At this point, the actual annotation process can start. If no fragmentation data is available, the MS1annotation() function should be used. This function annotates the dataset using the MS1 data and the information stored in the dataset. A detailed description of the function can be accessed through the help:

In [17]:
help(ipa.MS1annotation)

Help on function MS1annotation in module ipaPy2.ipa:

MS1annotation(df, allAdds, ppm, me=0.000548579909065, ratiosd=0.9, ppmunk=None, ratiounk=None, ppmthr=None, pRTNone=None, pRTout=None, ncores=1)
    Annotation of the dataset base on the MS1 information. Prior probabilities
    are based on mass only, while post probabilities are based on mass, RT,
    previous knowledge and isotope patterns.
    
    Parameters
    ----------
    df: pandas dataframe containing the MS1 data. It should be the output of the
        function ipa.map_isotope_patterns()
    allAdds: pandas dataframe containing the information on all the possible
            adducts given the database. It should be the output of either
            ipa.compute_all_adducts() or ipa.compute_all_adducts_Parallel()
    ppm: accuracy of the MS instrument used
    me: accurate mass of the electron. Default 5.48579909065e-04
    ratiosd: default 0.9. It represents the acceptable ratio between predicted
             intensity and

In [18]:
annotations=ipa.MS1annotation(df,allAddsPos,ppm=3,ncores=1)

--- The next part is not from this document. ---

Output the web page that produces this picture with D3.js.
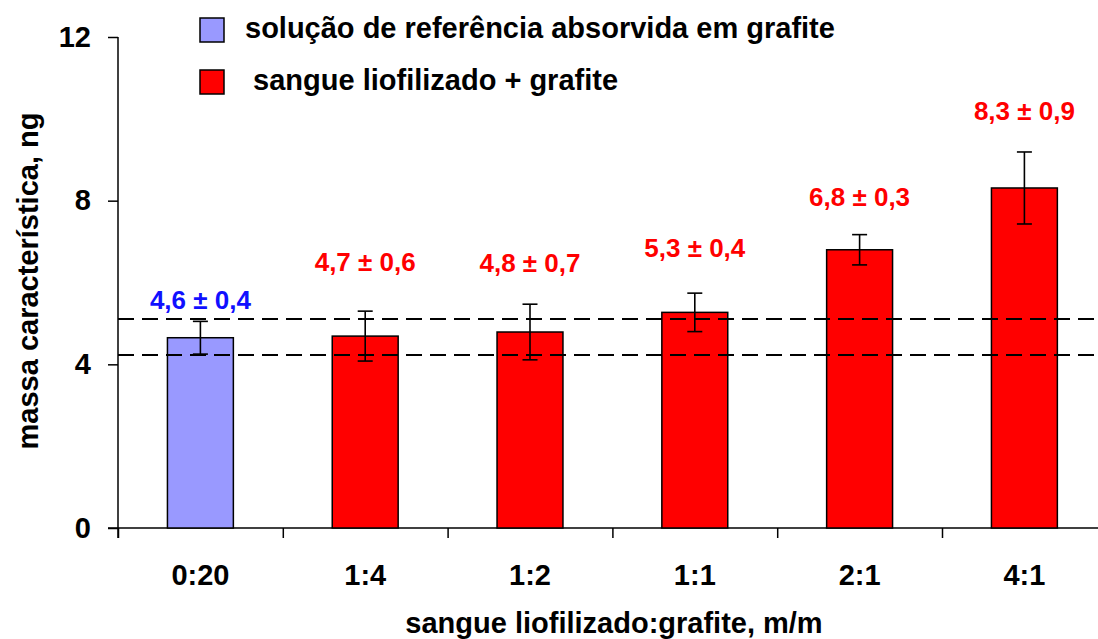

annotating based on MS1 information....
0.9 seconds elapsed


This function returns all the possible annotations for all the mass spectrometry features (excluding the ones previously identified as isotopes). The annotations are provided in the form of a dictionary.  The keys of the dictionary are the unique ids for the features present in df.
For each feature, all possible annotations are summarised in a dataframe including the following information:

- **id:** Unique id associated with the compound as reported in the database
- **name:** Name of the compound
- **formula:** Chemical formula of the putative annotation
- **adduct:** Adduct type
- **mz:** Theoretical m/z associated with the specific ion
- **charge:** Theoretical charge of the ion
- **RT range:** Retention time range reported in the database for the specific compound
- **ppm:** mass accuracy
- **isotope pattern score:** Score representing how similar the measured and theoretical isopattern scores are
- **fragmentation pattern score:** Cosine similarity. Empty in this case as no MS2 data was provided
- **prior:** Probabilities associated with each possible annotation computed by only considering the mz values (i.e., only considering ppm)
- **post:** Probabilities associated with each possible annotation computed by integrating all the additional information available: retention time range, ppm, isotope pattern score and prior knowledge.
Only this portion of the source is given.